*Prompt*. Quote exactly the lines spanning from the top of the data below to the line that contains "counter = [0]", including both.

* begin Data section *

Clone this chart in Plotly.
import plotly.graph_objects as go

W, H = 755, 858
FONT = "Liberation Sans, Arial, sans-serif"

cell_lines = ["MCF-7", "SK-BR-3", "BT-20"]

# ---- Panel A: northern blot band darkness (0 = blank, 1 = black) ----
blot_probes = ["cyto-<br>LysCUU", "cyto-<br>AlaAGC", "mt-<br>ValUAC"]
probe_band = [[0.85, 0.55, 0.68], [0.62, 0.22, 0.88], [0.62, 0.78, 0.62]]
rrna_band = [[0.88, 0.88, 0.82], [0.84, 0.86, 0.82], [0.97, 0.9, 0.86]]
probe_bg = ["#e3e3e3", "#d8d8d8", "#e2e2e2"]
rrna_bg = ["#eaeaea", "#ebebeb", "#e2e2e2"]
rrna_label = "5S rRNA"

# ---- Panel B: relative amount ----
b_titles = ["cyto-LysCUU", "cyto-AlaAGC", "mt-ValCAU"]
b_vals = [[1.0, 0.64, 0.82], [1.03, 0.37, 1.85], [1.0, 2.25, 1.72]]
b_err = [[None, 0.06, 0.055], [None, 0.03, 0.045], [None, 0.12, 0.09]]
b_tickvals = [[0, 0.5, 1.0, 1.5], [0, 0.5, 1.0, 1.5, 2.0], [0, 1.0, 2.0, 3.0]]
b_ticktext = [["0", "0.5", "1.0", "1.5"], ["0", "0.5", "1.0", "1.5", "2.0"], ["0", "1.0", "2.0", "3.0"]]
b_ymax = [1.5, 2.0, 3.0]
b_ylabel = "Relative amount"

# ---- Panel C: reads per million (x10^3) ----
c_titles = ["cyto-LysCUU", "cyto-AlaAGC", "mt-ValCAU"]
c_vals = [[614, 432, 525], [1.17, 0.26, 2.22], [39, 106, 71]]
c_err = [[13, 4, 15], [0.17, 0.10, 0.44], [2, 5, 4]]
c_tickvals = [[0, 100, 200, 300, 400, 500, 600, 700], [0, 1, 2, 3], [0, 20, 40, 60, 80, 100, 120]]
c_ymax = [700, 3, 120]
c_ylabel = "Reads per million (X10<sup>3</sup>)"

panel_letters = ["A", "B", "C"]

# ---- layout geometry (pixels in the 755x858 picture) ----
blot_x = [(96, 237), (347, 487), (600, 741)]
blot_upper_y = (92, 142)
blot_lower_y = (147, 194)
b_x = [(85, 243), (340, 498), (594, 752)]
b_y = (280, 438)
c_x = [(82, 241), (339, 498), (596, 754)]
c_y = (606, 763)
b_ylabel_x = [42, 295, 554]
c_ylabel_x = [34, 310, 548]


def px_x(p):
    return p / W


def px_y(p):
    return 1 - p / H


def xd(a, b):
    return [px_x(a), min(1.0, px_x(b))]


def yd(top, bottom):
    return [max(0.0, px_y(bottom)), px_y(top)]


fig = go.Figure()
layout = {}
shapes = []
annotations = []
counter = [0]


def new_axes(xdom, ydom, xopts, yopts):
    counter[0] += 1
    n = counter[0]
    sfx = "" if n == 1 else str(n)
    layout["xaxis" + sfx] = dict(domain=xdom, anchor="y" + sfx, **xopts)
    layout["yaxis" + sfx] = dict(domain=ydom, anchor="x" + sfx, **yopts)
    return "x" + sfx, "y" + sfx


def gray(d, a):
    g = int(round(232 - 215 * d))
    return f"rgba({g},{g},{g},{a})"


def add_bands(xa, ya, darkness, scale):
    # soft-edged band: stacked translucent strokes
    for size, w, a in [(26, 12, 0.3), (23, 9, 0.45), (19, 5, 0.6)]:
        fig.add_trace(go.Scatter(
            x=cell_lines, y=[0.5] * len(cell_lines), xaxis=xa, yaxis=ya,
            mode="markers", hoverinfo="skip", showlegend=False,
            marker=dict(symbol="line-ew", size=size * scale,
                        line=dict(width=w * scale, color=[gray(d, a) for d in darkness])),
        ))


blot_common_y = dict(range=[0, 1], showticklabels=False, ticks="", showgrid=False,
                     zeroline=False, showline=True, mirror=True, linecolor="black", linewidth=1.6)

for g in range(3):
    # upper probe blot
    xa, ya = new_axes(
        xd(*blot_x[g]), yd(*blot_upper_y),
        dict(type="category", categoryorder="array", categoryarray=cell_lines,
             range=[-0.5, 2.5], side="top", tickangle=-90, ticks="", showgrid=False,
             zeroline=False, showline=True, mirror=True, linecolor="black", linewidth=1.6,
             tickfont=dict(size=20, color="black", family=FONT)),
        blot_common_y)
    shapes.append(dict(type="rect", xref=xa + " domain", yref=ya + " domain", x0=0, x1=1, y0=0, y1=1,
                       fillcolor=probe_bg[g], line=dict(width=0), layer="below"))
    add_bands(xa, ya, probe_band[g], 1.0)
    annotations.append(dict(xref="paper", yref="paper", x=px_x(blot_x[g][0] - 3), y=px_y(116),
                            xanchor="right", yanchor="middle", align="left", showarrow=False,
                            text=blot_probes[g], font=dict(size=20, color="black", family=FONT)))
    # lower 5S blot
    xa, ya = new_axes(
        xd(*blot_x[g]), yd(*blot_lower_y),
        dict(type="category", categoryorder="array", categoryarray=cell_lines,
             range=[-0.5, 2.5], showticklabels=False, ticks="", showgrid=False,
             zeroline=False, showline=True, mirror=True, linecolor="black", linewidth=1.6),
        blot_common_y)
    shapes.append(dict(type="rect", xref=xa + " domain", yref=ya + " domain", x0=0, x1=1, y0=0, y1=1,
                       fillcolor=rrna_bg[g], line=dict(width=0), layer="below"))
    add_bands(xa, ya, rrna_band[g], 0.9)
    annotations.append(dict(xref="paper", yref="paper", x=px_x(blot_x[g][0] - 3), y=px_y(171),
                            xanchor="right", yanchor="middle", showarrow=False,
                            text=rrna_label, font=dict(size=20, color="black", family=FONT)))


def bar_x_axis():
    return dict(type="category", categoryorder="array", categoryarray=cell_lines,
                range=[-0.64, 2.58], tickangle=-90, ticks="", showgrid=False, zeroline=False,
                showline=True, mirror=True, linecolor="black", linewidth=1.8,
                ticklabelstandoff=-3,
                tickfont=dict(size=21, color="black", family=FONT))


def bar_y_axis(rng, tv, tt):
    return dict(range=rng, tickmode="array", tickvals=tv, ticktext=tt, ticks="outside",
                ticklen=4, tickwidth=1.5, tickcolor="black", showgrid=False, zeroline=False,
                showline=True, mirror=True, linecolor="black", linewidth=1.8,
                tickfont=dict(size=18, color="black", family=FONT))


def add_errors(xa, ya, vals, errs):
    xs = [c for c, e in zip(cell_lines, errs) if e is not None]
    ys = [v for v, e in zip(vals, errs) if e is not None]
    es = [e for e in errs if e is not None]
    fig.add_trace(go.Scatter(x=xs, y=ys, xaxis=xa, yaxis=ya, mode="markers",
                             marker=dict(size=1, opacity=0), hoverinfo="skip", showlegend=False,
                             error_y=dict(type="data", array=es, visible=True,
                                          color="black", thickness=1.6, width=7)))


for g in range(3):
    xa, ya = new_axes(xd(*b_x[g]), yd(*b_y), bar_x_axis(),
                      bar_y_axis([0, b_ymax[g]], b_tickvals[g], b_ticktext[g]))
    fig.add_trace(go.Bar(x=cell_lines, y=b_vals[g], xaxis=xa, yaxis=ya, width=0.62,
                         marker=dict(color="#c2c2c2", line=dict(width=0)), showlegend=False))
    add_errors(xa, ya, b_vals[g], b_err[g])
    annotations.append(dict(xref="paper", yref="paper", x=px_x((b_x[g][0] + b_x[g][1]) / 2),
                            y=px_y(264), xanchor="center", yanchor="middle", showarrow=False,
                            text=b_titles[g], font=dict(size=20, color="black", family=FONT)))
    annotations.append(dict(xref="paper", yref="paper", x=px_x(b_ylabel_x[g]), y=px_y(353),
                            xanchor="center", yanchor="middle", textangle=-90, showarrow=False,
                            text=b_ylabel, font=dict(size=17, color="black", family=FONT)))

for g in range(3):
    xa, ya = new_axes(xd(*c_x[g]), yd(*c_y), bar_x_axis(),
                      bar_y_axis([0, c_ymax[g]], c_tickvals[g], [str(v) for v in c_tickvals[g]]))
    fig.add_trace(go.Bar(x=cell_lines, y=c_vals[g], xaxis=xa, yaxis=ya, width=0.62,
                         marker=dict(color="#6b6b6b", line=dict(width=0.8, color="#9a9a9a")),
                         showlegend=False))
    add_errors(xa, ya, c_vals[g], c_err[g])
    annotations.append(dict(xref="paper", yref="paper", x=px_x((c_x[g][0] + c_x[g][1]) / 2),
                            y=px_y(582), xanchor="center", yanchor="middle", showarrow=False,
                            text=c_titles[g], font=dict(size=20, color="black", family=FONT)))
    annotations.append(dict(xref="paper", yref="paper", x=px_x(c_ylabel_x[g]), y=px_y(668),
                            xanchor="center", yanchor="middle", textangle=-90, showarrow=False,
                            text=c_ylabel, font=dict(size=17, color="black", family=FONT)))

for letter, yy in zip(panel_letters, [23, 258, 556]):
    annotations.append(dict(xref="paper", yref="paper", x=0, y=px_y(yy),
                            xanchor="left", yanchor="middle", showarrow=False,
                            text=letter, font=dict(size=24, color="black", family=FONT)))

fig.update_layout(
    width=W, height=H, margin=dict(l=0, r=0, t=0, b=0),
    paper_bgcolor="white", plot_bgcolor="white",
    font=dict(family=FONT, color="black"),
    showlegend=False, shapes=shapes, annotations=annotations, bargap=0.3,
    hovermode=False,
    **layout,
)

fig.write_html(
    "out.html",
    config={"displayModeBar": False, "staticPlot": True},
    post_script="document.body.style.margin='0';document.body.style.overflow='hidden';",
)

* end Data section *

*Correct output*.
Clone this chart in Plotly.
import plotly.graph_objects as go

W, H = 755, 858
FONT = "Liberation Sans, Arial, sans-serif"

cell_lines = ["MCF-7", "SK-BR-3", "BT-20"]

# ---- Panel A: northern blot band darkness (0 = blank, 1 = black) ----
blot_probes = ["cyto-<br>LysCUU", "cyto-<br>AlaAGC", "mt-<br>ValUAC"]
probe_band = [[0.85, 0.55, 0.68], [0.62, 0.22, 0.88], [0.62, 0.78, 0.62]]
rrna_band = [[0.88, 0.88, 0.82], [0.84, 0.86, 0.82], [0.97, 0.9, 0.86]]
probe_bg = ["#e3e3e3", "#d8d8d8", "#e2e2e2"]
rrna_bg = ["#eaeaea", "#ebebeb", "#e2e2e2"]
rrna_label = "5S rRNA"

# ---- Panel B: relative amount ----
b_titles = ["cyto-LysCUU", "cyto-AlaAGC", "mt-ValCAU"]
b_vals = [[1.0, 0.64, 0.82], [1.03, 0.37, 1.85], [1.0, 2.25, 1.72]]
b_err = [[None, 0.06, 0.055], [None, 0.03, 0.045], [None, 0.12, 0.09]]
b_tickvals = [[0, 0.5, 1.0, 1.5], [0, 0.5, 1.0, 1.5, 2.0], [0, 1.0, 2.0, 3.0]]
b_ticktext = [["0", "0.5", "1.0", "1.5"], ["0", "0.5", "1.0", "1.5", "2.0"], ["0", "1.0", "2.0", "3.0"]]
b_ymax = [1.5, 2.0, 3.0]
b_ylabel = "Relative amount"

# ---- Panel C: reads per million (x10^3) ----
c_titles = ["cyto-LysCUU", "cyto-AlaAGC", "mt-ValCAU"]
c_vals = [[614, 432, 525], [1.17, 0.26, 2.22], [39, 106, 71]]
c_err = [[13, 4, 15], [0.17, 0.10, 0.44], [2, 5, 4]]
c_tickvals = [[0, 100, 200, 300, 400, 500, 600, 700], [0, 1, 2, 3], [0, 20, 40, 60, 80, 100, 120]]
c_ymax = [700, 3, 120]
c_ylabel = "Reads per million (X10<sup>3</sup>)"

panel_letters = ["A", "B", "C"]

# ---- layout geometry (pixels in the 755x858 picture) ----
blot_x = [(96, 237), (347, 487), (600, 741)]
blot_upper_y = (92, 142)
blot_lower_y = (147, 194)
b_x = [(85, 243), (340, 498), (594, 752)]
b_y = (280, 438)
c_x = [(82, 241), (339, 498), (596, 754)]
c_y = (606, 763)
b_ylabel_x = [42, 295, 554]
c_ylabel_x = [34, 310, 548]


def px_x(p):
    return p / W


def px_y(p):
    return 1 - p / H


def xd(a, b):
    return [px_x(a), min(1.0, px_x(b))]


def yd(top, bottom):
    return [max(0.0, px_y(bottom)), px_y(top)]


fig = go.Figure()
layout = {}
shapes = []
annotations = []
counter = [0]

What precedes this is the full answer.